A proposito di moderati e progressisti
postato il 12 Settembre 2012
Riceviamo e pubblichiamo di Francesco Scavone
Abbiamo trascorso l’estate a sentir ripetere alla politica le parole “moderati” e “progressisti”. Un’evocazione sovente che ci ricordava due aree politiche sì differenti, ma avvicinabili per dar continuità agli sforzi di risanamento ed uscita dalla crisi del nostro Paese. Inutile dire che molte sono state le polemiche scatenatesi, molti anche i distinguo, e tanti altri ancora gli appelli disperati a Vendola. Come se il leader di Sel fosse a capo di tutta l’area progressista e potesse condizionarne scenari e scelte.
Mettiamo bene in chiaro qualche passaggio che, se pur ampiamente spiegato, è stato motivo di dubbio per l’opinione pubblica. Così come è diventato cavallo di battaglia per buona parte della politica e della stampa che, senza contenuti, ha usato delle chiare affermazioni per operare sterili strumentalizzazioni. Ripeto: il campo dei moderati, la storia ce lo insegna, è alieno da quello dei progressisti e viceversa. Lo ha ripetuto Bersani (“Tra Vendola e Casini, scelgo Vendola.”), lo ha ribadito Casini (“Noi fabbrica dei moderati, con il PD una gara diversa.”) e pochi giorni fa alla convention di Chianciano lo ha riaffermato Cesa (“Non siamo una costola della sinistra.”). La contrapposizione, però, non ha mai impedito sane collaborazioni. Prendo a modello non la nostra storia – qualcuno potrebbe obiettare – bensì i recenti passaggi politici tedeschi. La Germania, infatti, ha vissuto momenti simili di collaborazione, vedendo SPD e CDU/CSU parte di uno stesso esecutivo in casi di necessità.

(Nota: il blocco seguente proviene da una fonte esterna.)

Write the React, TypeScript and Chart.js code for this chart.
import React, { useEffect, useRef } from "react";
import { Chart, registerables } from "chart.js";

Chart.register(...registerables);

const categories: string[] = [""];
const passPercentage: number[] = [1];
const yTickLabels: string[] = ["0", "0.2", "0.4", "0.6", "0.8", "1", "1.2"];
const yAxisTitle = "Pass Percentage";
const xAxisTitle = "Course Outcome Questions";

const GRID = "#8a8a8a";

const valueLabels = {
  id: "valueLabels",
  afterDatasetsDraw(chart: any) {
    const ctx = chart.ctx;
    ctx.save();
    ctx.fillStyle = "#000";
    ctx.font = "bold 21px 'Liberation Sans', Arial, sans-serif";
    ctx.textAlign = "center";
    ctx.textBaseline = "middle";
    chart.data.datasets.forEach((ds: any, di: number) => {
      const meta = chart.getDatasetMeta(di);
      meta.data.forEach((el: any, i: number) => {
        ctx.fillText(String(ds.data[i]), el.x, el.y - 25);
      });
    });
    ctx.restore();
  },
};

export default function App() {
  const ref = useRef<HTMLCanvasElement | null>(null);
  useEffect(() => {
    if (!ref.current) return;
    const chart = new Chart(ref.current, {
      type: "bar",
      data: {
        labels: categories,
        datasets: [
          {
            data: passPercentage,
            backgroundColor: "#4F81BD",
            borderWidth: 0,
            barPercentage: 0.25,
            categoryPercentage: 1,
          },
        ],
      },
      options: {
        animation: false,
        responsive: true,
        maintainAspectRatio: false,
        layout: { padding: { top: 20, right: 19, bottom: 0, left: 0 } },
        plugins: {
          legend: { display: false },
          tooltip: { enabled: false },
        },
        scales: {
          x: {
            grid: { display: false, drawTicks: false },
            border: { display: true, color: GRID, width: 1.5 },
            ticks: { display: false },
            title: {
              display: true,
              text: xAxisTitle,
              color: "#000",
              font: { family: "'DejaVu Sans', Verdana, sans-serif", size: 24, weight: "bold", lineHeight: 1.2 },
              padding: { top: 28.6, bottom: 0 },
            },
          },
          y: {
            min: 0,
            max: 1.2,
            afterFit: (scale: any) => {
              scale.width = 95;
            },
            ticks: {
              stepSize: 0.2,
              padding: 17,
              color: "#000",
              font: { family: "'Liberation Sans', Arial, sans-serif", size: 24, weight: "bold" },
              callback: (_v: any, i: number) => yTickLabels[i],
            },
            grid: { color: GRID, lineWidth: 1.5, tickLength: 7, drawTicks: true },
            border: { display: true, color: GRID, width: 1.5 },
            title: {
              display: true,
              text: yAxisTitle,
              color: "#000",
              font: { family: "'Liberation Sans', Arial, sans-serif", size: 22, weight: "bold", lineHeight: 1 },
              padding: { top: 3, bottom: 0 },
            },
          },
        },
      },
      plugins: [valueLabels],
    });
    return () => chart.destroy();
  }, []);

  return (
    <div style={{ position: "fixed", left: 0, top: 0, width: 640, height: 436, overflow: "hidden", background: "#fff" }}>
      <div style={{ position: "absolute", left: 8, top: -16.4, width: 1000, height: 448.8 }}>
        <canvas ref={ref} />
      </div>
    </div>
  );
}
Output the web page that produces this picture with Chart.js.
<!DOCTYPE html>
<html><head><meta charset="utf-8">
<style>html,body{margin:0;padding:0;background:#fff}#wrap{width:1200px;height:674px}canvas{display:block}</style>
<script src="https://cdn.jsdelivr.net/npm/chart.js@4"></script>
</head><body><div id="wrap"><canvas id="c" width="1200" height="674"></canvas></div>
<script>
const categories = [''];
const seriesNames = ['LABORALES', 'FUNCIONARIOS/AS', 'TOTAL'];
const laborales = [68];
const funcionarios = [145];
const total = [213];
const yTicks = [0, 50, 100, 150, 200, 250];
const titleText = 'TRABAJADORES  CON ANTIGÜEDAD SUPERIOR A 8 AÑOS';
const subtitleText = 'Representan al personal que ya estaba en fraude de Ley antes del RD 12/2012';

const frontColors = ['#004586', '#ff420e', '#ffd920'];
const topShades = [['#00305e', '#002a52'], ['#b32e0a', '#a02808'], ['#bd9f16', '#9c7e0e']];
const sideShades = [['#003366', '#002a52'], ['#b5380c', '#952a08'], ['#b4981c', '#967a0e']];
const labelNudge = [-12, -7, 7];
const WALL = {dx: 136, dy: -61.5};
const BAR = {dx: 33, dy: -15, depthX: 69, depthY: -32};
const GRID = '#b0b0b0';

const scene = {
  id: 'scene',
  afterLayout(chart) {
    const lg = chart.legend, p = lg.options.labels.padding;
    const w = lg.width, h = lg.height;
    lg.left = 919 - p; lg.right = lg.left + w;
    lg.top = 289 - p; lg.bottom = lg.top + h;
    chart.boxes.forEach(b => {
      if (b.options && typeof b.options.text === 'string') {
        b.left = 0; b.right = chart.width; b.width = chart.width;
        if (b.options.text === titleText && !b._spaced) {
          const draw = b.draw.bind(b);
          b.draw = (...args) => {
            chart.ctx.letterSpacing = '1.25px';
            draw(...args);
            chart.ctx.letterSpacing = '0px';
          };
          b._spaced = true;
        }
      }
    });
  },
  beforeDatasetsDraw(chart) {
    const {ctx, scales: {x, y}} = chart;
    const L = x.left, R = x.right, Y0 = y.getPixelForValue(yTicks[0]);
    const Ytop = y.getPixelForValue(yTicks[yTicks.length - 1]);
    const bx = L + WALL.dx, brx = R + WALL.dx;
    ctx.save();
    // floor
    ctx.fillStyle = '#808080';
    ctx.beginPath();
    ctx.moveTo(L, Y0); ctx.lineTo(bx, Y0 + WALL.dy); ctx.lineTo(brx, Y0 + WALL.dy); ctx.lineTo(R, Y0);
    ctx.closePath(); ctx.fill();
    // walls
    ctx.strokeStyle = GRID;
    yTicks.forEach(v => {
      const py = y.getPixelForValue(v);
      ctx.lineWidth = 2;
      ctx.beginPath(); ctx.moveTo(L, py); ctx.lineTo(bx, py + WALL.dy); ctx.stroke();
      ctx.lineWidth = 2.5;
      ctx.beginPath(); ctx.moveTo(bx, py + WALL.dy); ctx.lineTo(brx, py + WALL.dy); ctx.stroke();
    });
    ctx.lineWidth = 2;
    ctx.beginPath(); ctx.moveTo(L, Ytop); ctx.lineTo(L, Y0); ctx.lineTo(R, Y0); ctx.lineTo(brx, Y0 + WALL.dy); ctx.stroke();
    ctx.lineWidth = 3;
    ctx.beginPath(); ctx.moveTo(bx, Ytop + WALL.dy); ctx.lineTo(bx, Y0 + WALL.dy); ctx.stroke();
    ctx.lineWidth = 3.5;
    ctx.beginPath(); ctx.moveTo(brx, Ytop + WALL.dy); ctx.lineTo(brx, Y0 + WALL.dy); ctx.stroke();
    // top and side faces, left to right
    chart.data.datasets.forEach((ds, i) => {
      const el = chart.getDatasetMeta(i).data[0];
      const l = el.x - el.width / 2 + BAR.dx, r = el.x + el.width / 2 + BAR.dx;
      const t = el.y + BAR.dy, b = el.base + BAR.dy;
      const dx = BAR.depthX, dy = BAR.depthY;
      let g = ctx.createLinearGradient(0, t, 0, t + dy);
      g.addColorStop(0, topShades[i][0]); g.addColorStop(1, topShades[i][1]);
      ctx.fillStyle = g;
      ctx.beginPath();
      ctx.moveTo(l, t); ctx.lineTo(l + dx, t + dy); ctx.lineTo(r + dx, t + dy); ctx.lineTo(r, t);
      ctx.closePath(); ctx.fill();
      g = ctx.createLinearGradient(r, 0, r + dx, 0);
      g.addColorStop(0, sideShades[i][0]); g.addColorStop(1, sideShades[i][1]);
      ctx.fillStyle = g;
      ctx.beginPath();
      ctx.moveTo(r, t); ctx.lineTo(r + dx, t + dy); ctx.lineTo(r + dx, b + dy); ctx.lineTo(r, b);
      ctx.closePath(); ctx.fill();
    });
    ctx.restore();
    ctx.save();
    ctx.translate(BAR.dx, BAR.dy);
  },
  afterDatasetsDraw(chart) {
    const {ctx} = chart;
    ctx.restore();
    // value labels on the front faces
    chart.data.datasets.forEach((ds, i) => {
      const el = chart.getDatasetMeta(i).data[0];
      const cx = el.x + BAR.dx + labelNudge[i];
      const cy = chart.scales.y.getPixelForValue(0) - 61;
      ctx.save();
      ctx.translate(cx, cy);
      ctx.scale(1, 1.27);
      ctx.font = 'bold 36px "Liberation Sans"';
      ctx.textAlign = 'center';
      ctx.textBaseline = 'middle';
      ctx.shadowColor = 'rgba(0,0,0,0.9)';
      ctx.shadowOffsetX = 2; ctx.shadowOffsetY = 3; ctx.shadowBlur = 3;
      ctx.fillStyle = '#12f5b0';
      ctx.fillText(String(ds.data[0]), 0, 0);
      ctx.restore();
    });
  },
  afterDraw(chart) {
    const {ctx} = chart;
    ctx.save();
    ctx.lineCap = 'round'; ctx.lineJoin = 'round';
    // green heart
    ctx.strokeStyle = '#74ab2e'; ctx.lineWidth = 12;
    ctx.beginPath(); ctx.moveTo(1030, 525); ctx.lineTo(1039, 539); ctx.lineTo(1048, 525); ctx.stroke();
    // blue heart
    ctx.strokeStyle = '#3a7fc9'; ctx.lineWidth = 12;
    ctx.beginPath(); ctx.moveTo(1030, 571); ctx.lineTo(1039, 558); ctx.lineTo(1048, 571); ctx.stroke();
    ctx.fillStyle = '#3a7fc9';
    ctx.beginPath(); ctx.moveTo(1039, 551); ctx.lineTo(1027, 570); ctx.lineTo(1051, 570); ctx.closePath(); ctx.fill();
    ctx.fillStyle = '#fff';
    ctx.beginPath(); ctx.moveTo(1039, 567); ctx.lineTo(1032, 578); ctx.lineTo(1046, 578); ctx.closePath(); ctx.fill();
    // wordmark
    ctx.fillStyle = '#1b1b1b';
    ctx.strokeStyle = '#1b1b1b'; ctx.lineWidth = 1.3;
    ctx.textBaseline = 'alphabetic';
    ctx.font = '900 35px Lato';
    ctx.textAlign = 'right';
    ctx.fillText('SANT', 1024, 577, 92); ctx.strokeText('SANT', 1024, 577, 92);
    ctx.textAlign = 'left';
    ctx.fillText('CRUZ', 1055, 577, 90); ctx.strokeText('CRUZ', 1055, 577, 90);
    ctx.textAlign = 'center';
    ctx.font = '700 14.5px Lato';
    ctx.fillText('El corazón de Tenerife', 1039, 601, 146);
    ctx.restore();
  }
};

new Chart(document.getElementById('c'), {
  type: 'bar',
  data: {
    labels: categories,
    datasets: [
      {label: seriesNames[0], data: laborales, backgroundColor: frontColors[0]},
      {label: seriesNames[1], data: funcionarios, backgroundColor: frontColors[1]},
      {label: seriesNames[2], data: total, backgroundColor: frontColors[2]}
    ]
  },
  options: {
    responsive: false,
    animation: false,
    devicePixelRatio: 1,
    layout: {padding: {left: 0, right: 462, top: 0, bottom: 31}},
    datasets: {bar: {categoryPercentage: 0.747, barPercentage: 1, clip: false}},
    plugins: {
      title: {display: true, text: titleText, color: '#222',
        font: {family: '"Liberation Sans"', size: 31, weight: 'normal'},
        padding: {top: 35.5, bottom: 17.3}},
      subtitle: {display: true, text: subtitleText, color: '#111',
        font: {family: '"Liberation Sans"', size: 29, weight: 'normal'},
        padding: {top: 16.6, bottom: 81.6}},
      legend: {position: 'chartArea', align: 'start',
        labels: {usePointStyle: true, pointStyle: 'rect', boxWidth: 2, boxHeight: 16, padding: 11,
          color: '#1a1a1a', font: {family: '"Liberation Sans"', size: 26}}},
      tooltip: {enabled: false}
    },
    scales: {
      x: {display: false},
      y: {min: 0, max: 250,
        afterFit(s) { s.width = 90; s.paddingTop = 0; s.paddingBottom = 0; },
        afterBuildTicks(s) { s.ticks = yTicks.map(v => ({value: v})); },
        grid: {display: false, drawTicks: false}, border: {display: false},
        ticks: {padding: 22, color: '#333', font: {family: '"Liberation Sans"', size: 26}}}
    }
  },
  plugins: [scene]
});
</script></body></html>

Eppure nel centrosinistra c’è ancora chi è ossessionato da Casini e dal progetto di “Lista per l’Italia” che l’Udc sta portando avanti da protagonista. Continuano gli attacchi, le prese di distanza, le ironie. Tutto legittimo, per carità. Se non fosse che a furia di guardare in casa degli altri, spesso si rischia di pensare poco alla propria. Mi spiego meglio: l’Udc, o meglio, la forza che, allargata ad altre esperienze della politica, dell’associazionismo e della società civile, si presenterà alle urne, ha chiara la propria rotta. Che sostanzialmente è quella della continuità con il Governo attuale presieduto da Monti. Una continuità che non affonderà nel solo rigore le sue mosse, ma che partirà dall’agenda di questo esecutivo per compiere altre scelte, di riforma e di crescita, che un Governo politico sarebbe più forte e legittimato per intraprendere. Il centrosinistra invece passa più tempo ad allontanarsi dalle forze moderate che a ragionare sulle proprie. Basta un rapido giro di notizie per capirlo: a Roma in Parlamento il Partito Democratico sta portando avanti con determinazione e, c’è da dirlo, responsabilità la strada aperta dai cosiddetti tecnici. Qualche centinaio di metri più in là ritroviamo Vendola, già saldamente alleato del PD, che si reca alla Cassazione per quesiti referendari che rinnegano le riforme montiane. Come si può vedere un fronte del genere? Disomogeneo nei fatti, omogeneo a parole. Come se io iniziassi a costruire una casa, già pensando a come demolirla il prossimo anno. Non mi dilungo, la contraddizione è palese. Forse sarebbe il caso di tornare a focalizzarsi sui contenuti. Così come a Chianciano con le “Primarie delle idee” è iniziato un percorso di proposte e tematiche.
Mi permetto un’ultima riflessione. Bersani a Reggio Emilia ha detto: “Monti ha messo il treno sui binari, noi dobbiamo farlo ripartire.” Attento Pierluigi, c’è qualcuno che vuole farlo deragliare.